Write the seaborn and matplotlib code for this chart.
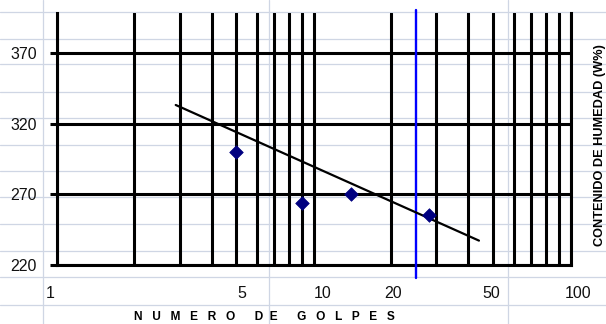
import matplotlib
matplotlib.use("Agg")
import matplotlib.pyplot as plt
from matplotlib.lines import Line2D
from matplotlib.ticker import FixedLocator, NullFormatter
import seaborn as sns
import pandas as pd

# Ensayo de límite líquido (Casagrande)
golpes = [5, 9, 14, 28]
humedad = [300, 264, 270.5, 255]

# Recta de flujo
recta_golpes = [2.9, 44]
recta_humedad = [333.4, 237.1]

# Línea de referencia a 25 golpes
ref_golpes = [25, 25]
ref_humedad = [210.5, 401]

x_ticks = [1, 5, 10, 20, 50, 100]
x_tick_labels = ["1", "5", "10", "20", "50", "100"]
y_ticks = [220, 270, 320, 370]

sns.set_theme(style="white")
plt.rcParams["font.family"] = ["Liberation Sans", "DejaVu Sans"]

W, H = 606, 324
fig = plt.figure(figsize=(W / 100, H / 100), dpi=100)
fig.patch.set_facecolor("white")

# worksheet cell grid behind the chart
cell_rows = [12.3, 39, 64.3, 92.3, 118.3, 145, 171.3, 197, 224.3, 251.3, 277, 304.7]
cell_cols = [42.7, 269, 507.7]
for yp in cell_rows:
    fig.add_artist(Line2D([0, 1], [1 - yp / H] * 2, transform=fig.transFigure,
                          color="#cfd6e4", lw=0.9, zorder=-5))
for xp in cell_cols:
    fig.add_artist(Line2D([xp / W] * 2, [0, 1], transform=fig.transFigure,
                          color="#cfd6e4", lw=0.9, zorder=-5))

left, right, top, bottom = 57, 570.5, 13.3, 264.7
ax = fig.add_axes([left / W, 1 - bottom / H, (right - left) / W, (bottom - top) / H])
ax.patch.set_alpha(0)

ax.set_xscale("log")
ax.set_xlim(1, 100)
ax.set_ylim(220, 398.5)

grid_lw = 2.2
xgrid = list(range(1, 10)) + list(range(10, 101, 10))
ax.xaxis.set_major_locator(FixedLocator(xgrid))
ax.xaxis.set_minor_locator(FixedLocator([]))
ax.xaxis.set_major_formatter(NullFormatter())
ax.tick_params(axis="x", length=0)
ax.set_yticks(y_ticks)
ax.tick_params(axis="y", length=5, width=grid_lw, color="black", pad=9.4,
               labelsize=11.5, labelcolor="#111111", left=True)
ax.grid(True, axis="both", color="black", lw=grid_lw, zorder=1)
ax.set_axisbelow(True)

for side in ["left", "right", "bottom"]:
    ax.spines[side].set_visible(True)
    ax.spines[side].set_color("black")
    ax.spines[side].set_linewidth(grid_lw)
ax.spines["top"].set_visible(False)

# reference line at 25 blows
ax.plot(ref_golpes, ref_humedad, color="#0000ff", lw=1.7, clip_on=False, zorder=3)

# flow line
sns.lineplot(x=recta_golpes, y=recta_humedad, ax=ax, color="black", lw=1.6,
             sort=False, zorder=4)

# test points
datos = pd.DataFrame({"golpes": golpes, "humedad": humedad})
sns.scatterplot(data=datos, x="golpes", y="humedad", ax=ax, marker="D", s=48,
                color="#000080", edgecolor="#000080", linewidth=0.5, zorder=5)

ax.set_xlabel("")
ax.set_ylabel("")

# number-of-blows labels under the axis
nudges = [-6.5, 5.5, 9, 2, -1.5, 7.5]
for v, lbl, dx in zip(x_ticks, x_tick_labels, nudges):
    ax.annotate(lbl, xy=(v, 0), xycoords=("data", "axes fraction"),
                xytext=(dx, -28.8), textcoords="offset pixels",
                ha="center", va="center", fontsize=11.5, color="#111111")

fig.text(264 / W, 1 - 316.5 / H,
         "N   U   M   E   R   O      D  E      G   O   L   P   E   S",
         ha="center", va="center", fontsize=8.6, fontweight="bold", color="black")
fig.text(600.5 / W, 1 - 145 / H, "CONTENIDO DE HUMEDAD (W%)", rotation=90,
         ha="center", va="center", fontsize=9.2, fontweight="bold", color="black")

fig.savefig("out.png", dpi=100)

_ _ _

• WHAT IS BEING ASKED:
Return, unchanged, the lines from the first line of the material through the line that holds "ref_humedad = [210.5, 401]", inclusive, omitting pictures.

• RESULT OF THE EXERCISE:
Write the seaborn and matplotlib code for this chart.
import matplotlib
matplotlib.use("Agg")
import matplotlib.pyplot as plt
from matplotlib.lines import Line2D
from matplotlib.ticker import FixedLocator, NullFormatter
import seaborn as sns
import pandas as pd

# Ensayo de límite líquido (Casagrande)
golpes = [5, 9, 14, 28]
humedad = [300, 264, 270.5, 255]

# Recta de flujo
recta_golpes = [2.9, 44]
recta_humedad = [333.4, 237.1]

# Línea de referencia a 25 golpes
ref_golpes = [25, 25]
ref_humedad = [210.5, 401]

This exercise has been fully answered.